= What is needed =
Return the lines where the word "document" occurs.
+++++
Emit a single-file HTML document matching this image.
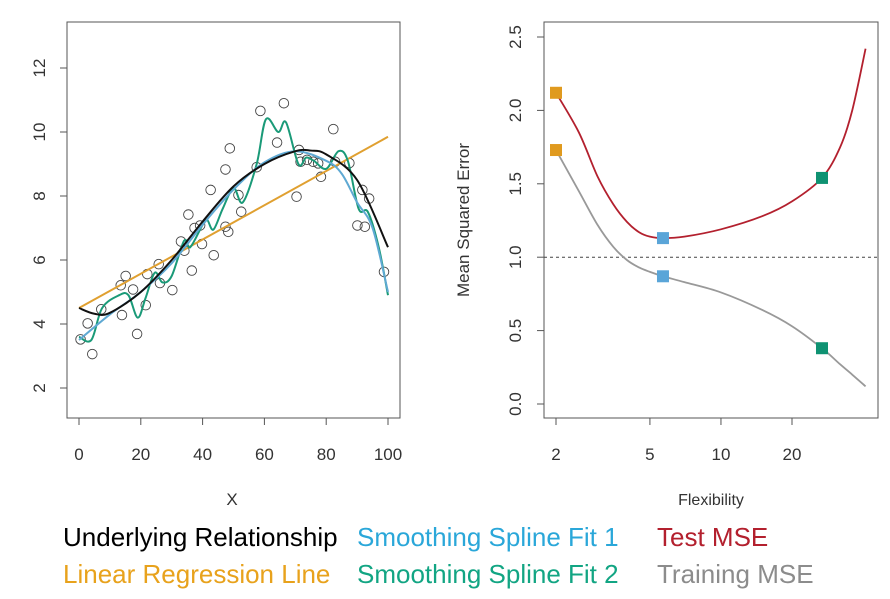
<!DOCTYPE html>
<html><head><meta charset="utf-8"><style>
body{margin:0;background:#fff;width:890px;height:599px;overflow:hidden;font-family:"Liberation Sans",sans-serif}
.leg{position:absolute;font-size:26px;white-space:nowrap}
</style></head><body>
<svg id="c" width="890" height="599" style="position:absolute;left:0;top:0"></svg>
<div class="leg" style="left:63px;top:522px;color:#000">Underlying Relationship</div>
<div class="leg" style="left:357px;top:522px;color:#2aa7d9">Smoothing Spline Fit 1</div>
<div class="leg" style="left:657px;top:522px;color:#b3202e">Test MSE</div>
<div class="leg" style="left:63px;top:559px;color:#e8a21c">Linear Regression Line</div>
<div class="leg" style="left:357px;top:559px;color:#12a583">Smoothing Spline Fit 2</div>
<div class="leg" style="left:657px;top:559px;color:#8c8c8c">Training MSE</div>
<script>
const ptsX=[0.5,2.8,4.3,7.2,13.9,13.5,15.1,17.5,18.8,21.6,22.1,25.8,26.2,30.2,33,34.1,35.4,36.5,37.4,39.2,39.8,42.6,43.6,47.4,47.4,48.3,48.8,51.6,52.5,57.5,58.7,64.1,66.3,70.4,71.2,71.7,73.8,75.8,77.4,78.3,82.3,82.9,87.5,91.7,93.9,90.1,92.5,98.7];
const ptsY=[3.52,4.02,3.06,4.46,4.28,5.21,5.5,5.08,3.69,4.59,5.56,5.87,5.28,5.06,6.58,6.29,7.42,5.67,7.0,7.08,6.5,8.19,6.15,8.83,7.04,6.88,9.49,8.03,7.51,8.9,10.66,9.67,10.9,7.98,9.44,9.07,9.13,9.07,9.02,8.6,10.09,9.07,9.03,8.19,7.92,7.08,7.04,5.63];
const trueX=[0,5,10,20,30,40,50,60,70,75,80,90,100];
const trueY=[4.5,4.32,4.35,5.0,6.0,7.2,8.3,9.0,9.4,9.42,9.3,8.5,6.4];
const linX=[0,100];
const linY=[4.5,9.85];
const sp1X=[0,10,20,30,40,50,60,70,80,85,90,95,100];
const sp1Y=[3.5,4.3,5.0,5.9,7.1,8.2,9.05,9.4,9.1,8.7,7.8,7.0,5.0];
const sp2X=[0,4,7.5,13,16,19,21.5,24.5,27,30,34,36,40,41.5,43.5,46.5,50,53,57.5,60.5,64.5,67,71,73.5,76,80,84,87,90.5,93.5,97,100];
const sp2Y=[3.6,3.5,4.5,4.9,4.9,4.2,4.8,5.6,5.3,5.5,6.6,6.4,7.1,7.25,6.95,7.6,8.25,7.8,9.0,10.4,10.0,10.3,9.0,9.2,9.1,8.85,9.4,9.1,7.6,7.5,6.4,4.9];
const leftXTicks=[0,20,40,60,80,100];
const leftYTicks=[2,4,6,8,10,12];
const flexX=[2,2.5,3,3.5,4,4.5,5,5.68,7,10,15,20,26.8,32,36,41];
const testY=[2.12,1.85,1.55,1.36,1.24,1.17,1.14,1.13,1.14,1.19,1.28,1.38,1.54,1.75,2.0,2.42];
const trainY=[1.73,1.45,1.22,1.07,0.98,0.93,0.9,0.87,0.83,0.76,0.64,0.53,0.38,0.27,0.2,0.12];
const markerFlex=[2,5.68,26.8];
const markerTest=[2.12,1.13,1.54];
const markerTrain=[1.73,0.87,0.38];
const markerColors=["#e09a1e","#5aa5d8","#0f9272"];
const rightXTicks=[2,5,10,20];
const rightYTicks=[0,0.5,1,1.5,2,2.5];

const svg=document.getElementById('c');const NS='http://www.w3.org/2000/svg';
function mk(t,a,name,p){const e=document.createElementNS(NS,t);for(const k in a)e.setAttribute(k,a[k]);


(p||svg).appendChild(e);return e;}
const lx=v=>79+v*3.09, ly=v=>132+(10-v)*32;
const rx=v=>556+Math.log10(v/2)*236, ry=v=>404-v*146.8;
function smooth(xs,ys,fx,fy){const P=xs.map((x,i)=>[fx(x),fy(ys[i])]);let d='M'+P[0][0]+','+P[0][1];
for(let i=0;i<P.length-1;i++){const p0=P[Math.max(0,i-1)],p1=P[i],p2=P[i+1],p3=P[Math.min(P.length-1,i+2)];
const c1=[p1[0]+(p2[0]-p0[0])/6,p1[1]+(p2[1]-p0[1])/6],c2=[p2[0]-(p3[0]-p1[0])/6,p2[1]-(p3[1]-p1[1])/6];
d+=` C${c1[0]},${c1[1]} ${c2[0]},${c2[1]} ${p2[0]},${p2[1]}`;}return d;}
function txt(x,y,s,name,size,rot,col){const t=mk('text',{x:x,y:y,'font-size':size,'text-anchor':'middle',fill:col||'#333','font-family':'Liberation Sans, sans-serif'},name);
if(rot)t.setAttribute('transform',`rotate(-90 ${x} ${y})`);t.textContent=s;return t;}
// left panel
mk('rect',{x:67,y:22,width:333,height:396,fill:'none',stroke:'#555','stroke-width':1},'left-plot-frame');
leftXTicks.forEach(v=>{mk('line',{x1:lx(v),x2:lx(v),y1:418,y2:425,stroke:'#555'},'left-x-tick');txt(lx(v),460,String(v),'left-x-tick-label',17);});
leftYTicks.forEach(v=>{mk('line',{x1:60,x2:67,y1:ly(v),y2:ly(v),stroke:'#555'},'left-y-tick');txt(45,ly(v),String(v),'left-y-tick-label',17,true);});
txt(232,505,'X','left-x-axis-title',17);
ptsX.forEach((x,i)=>mk('circle',{cx:lx(x),cy:ly(ptsY[i]),r:4.8,fill:'none',stroke:'#444','stroke-width':0.9},'data-point'));
mk('path',{d:smooth(linX,linY,lx,ly),fill:'none',stroke:'#e0a030','stroke-width':2},'linear-regression-line');
mk('path',{d:smooth(sp2X,sp2Y,lx,ly),fill:'none',stroke:'#1a9a78','stroke-width':2},'smoothing-spline-2-line');
mk('path',{d:smooth(sp1X,sp1Y,lx,ly),fill:'none',stroke:'#5fa9d3','stroke-width':2},'smoothing-spline-1-line');
mk('path',{d:smooth(trueX,trueY,lx,ly),fill:'none',stroke:'#111','stroke-width':2},'underlying-relationship-line');
// right panel
mk('rect',{x:544,y:22,width:334,height:396,fill:'none',stroke:'#555','stroke-width':1},'right-plot-frame');
rightXTicks.forEach(v=>{mk('line',{x1:rx(v),x2:rx(v),y1:418,y2:425,stroke:'#555'},'right-x-tick');txt(rx(v),460,String(v),'right-x-tick-label',17);});
rightYTicks.forEach(v=>{mk('line',{x1:537,x2:544,y1:ry(v),y2:ry(v),stroke:'#555'},'right-y-tick');txt(521,ry(v),v.toFixed(1),'right-y-tick-label',17,true);});
txt(711,505,'Flexibility','right-x-axis-title',16);
txt(469,220,'Mean Squared Error','right-y-axis-title',17,true);
mk('line',{x1:544,x2:878,y1:ry(1),y2:ry(1),stroke:'#444','stroke-dasharray':'3,3','stroke-width':1},'irreducible-error-line');
mk('path',{d:smooth(flexX,testY,rx,ry),fill:'none',stroke:'#b3202e','stroke-width':1.8},'test-mse-line');
mk('path',{d:smooth(flexX,trainY,rx,ry),fill:'none',stroke:'#999','stroke-width':1.8},'training-mse-line');
markerFlex.forEach((f,i)=>{
 mk('rect',{x:rx(f)-6,y:ry(markerTest[i])-6,width:12,height:12,fill:markerColors[i]},'test-mse-marker');
 mk('rect',{x:rx(f)-6,y:ry(markerTrain[i])-6,width:12,height:12,fill:markerColors[i]},'training-mse-marker');
});
</script>
</body></html>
+++++
= Finished answer =
Emit a single-file HTML document matching this image.
const svg=document.getElementById('c');const NS='http://www.w3.org/2000/svg';
function mk(t,a,name,p){const e=document.createElementNS(NS,t);for(const k in a)e.setAttribute(k,a[k]);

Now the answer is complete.